Going back, it seems like I should have $be^{2at}+2ae^{2at}$. Correct?

That's better. How about a little factoring, now, when you put this expression under the radical?

 

[yango_17]

Factoring? What do you mean, exactly?

 

[SteamKing]

Factoring? What do you mean, exactly?

Don't you notice any common terms in your expression under the radical? You know, things which could be factored out from under the square root sign?

 

[yango_17]

e^(at) could be factored out, right?

 

[SteamKing]

e^(at) could be factored out, right?

Yes, yes it could.

 

[yango_17]

So, in the end we're left with $e^{at}\sqrt{2a^{2}+b^{2}}$. Am I correct in assuming that the things under the radical can no longer be simplified?

 

[SteamKing]

So, in the end we're left with $e^{at}\sqrt{2a^{2}+b^{2}}$. Am I correct in assuming that the things under the radical can no longer be simplified?

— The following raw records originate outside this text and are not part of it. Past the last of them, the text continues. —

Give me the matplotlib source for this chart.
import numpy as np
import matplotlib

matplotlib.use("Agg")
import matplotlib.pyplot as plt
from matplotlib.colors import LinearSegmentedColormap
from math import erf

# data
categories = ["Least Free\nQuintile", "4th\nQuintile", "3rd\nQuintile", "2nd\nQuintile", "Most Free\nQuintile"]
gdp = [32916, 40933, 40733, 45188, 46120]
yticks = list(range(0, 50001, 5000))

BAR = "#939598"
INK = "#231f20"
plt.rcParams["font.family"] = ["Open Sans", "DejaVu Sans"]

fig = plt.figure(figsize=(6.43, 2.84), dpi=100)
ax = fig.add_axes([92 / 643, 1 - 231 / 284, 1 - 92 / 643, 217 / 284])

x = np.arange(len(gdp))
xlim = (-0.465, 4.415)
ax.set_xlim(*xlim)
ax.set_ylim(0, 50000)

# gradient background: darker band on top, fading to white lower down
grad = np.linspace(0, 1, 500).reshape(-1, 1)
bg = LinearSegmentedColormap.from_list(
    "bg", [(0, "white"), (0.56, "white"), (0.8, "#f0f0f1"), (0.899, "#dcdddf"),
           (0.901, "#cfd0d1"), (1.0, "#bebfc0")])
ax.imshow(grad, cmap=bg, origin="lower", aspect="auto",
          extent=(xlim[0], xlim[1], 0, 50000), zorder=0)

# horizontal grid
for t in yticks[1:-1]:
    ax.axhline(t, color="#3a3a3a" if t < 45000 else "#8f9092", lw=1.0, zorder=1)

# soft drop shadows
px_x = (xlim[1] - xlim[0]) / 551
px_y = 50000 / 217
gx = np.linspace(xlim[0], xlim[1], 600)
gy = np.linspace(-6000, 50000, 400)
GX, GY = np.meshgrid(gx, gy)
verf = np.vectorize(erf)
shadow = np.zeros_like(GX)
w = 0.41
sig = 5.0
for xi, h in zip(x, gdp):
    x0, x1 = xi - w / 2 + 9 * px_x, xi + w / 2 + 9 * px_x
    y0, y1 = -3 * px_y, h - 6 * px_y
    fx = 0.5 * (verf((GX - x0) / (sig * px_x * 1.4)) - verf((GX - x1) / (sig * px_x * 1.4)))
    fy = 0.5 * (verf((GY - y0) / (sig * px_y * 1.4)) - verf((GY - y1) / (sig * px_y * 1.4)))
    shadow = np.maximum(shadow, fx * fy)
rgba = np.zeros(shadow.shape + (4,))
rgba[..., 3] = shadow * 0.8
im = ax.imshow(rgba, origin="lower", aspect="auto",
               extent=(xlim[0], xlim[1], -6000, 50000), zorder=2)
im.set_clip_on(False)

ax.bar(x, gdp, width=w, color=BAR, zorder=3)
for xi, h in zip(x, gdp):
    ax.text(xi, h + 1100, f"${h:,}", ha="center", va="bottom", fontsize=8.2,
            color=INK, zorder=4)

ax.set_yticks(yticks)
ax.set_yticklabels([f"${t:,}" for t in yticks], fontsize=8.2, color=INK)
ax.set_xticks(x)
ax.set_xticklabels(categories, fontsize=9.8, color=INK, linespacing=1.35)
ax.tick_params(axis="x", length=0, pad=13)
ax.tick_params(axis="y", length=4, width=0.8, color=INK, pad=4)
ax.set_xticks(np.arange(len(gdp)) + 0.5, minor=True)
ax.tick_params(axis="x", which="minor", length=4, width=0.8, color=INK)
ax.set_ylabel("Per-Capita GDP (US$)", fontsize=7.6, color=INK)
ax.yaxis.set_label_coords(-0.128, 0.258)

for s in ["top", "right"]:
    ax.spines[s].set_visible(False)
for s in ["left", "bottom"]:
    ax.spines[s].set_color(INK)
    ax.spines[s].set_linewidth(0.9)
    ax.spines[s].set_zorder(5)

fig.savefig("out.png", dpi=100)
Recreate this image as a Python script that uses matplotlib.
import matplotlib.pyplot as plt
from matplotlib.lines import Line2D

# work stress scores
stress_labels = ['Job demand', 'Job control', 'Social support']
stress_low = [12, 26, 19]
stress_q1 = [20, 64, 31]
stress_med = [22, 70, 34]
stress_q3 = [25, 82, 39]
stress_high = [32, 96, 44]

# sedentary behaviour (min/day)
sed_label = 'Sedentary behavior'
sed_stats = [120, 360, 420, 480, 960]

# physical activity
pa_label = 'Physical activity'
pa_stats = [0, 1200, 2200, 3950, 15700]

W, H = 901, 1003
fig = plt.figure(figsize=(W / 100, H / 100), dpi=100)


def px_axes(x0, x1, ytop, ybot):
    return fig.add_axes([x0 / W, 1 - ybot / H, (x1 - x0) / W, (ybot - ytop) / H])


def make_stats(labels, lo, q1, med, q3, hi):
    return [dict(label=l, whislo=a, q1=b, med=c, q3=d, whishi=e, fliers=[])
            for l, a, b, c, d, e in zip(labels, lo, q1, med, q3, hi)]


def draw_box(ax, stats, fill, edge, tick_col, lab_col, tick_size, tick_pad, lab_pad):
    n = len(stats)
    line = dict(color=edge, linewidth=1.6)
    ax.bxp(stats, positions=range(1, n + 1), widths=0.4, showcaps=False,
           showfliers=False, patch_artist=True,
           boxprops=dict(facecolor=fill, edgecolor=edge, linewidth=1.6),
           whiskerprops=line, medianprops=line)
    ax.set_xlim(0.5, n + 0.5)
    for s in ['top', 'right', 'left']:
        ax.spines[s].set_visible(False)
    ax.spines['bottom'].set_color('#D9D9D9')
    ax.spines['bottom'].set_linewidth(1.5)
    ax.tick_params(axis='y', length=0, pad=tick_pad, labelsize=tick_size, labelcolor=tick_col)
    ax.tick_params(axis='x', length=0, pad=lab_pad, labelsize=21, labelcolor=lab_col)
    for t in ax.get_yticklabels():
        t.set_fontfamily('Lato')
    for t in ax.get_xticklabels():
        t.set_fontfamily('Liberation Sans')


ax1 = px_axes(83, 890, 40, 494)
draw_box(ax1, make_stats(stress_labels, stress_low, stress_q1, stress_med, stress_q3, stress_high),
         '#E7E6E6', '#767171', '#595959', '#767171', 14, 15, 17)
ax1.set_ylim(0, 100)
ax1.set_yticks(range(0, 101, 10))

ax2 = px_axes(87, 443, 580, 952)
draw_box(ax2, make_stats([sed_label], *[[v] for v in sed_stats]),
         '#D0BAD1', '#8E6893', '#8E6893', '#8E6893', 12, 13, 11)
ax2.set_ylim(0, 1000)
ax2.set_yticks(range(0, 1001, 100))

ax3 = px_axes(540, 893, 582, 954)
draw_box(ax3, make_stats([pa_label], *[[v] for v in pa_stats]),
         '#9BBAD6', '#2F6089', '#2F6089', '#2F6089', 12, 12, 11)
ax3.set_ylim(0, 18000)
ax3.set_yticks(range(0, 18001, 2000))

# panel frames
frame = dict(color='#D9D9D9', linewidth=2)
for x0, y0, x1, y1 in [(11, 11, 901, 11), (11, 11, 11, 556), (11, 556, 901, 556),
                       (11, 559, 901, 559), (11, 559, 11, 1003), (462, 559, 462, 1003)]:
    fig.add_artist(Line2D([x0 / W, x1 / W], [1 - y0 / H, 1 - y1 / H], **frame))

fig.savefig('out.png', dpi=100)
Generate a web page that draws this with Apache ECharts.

You are correct. The stuff left under the radical is just another constant anyway.

Now does this expression look like it can be integrated?

 

[yango_17]

Yes! I'm assuming $\sqrt{2a^{2}+b^{2}}$ can be pulled out of the integral and we just have to integrate e^{at}. Doing this integral from 0 to t, I obtained $\frac{1}{a}e^{at}\sqrt{2a^{2}+b^{2}}-\frac{1}{a}\sqrt{2a^{2}+b^{2}}$. Does this seem reasonable?

 

[SteamKing]

Yes! I'm assuming $\sqrt{2a^{2}+b^{2}}$ can be pulled out of the integral and we just have to integrate e^{at}. Doing this integral from 0 to t, I obtained $\frac{1}{a}e^{at}\sqrt{2a^{2}+b^{2}}-\frac{1}{a}\sqrt{2a^{2}+b^{2}}$. Does this seem reasonable?

Yes, but I believe this expression can be simplified.

 

[yango_17]

I've arrived at $\sqrt{2a^{2}+b^{2}}(\frac{1}{a}e^{at}-\frac{1}{a})$ by factoring out the 1/a

 

[yango_17]

Factoring out the radical i mean

 

[SteamKing]

Factoring out the radical i mean

You can still take out one more minor factor.